Lenders structure assignment of contracts as security interest. If Crusoe defaults, JPMorgan could step into Crusoe’s position and receive Oracle’s lease payments directly.
Like mortgage-backed securities — the payment streams themselves are the security. Not the physical assets, but the right to receive contracted cash flows.
Every 1-year or 3-year GPU reservation contract signed makes the debt package more attractive to lenders → cheaper debt → lower WACC → more competitive pricing → more customers → more contracts → even more debt capacity.
This is why commitment discounts aren’t just about revenue: they’re a capital structure optimization. The PM must model the full-cycle NPV, not just the direct pricing impact.
Debt requires predictability. Equity tolerates uncertainty. Crusoe runs two capital structures in one company: project-finance-funded infrastructure + venture-funded software.
A person’s financial life. College student = 100% “equity” (parental support, scholarships). First job = some debt (car loan). Established career = mortgage, credit lines. Retired = optimized portfolio. More predictable income unlocks more leverage.
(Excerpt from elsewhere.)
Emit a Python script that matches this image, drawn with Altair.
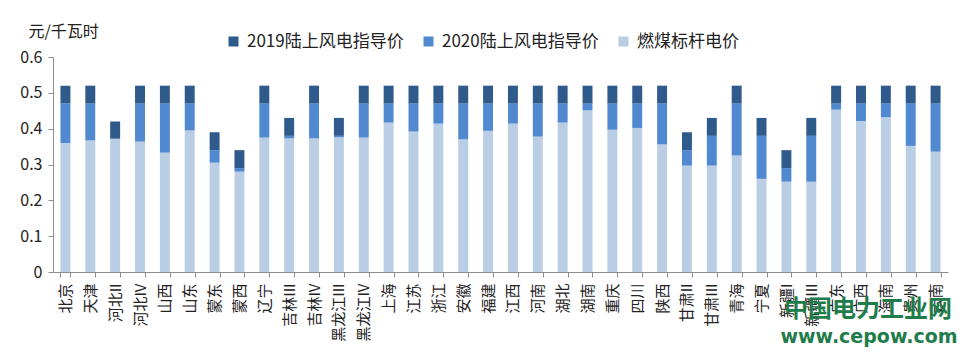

Series A: No revenue, no assets, no track record. Might not exist in 18 months. Cost of equity: 50-100%+ implied (VCs need 100x potential). Debt is unavailable. Mix: 95-100% equity. Exception: venture debt (20-30% of last equity round) with warrants.
Series B: $5-20M ARR, real product, paying customers. Cost of equity: 30-50%. Cost of debt: 12-15% (venture debt with warrants). Mix: 80-90% equity. Equipment financing becomes possible (80% LTV on GPU purchases).
Series C/D: $50-200M+ ARR, proven unit economics, enterprise contracts. Cost of equity: 15-25%. Cost of debt: 8-12% (term loans, asset-backed). Mix: 60-80% equity. CoreWeave pioneered billions in GPU-backed debt at this stage.
Pre-IPO: $200M-1B+ revenue, clear profitability path. Cost of equity: 12-20%. Cost of debt: 6-9%. Mix: 40-60% equity. Convertible notes popular: lower interest (2-5%) with embedded call option. Crusoe is here now (Series E, $10B+).
Cost of equity drops dramatically: 10-15% (liquidity, transparency, diversifiability). Cost of debt: 4-7% (investment-grade bonds, commercial paper). Gap narrows but never closes — debt holders are always paid first.
Active capital management: share buybacks, debt-funded buybacks, dividend policy, credit rating management. The CFO becomes a portfolio manager optimizing the capital structure continuously.
Crusoe runs two capital structures simultaneously:
Project-finance infrastructure: Abilene’s $9.6B debt + $5B equity. Low cost of capital, asset-heavy, contracted cash flows. Like a utility or pipeline company.
Venture-funded software: Cloud platform, managed inference. High cost of capital, asset-light, uncertain returns. Like a typical tech startup.
The PM must understand which investments belong to which bucket. Managed inference feature ($20M) → equity-funded, needs venture-scale returns. Data center with signed contract → leverage cheap debt, lower hurdle rate.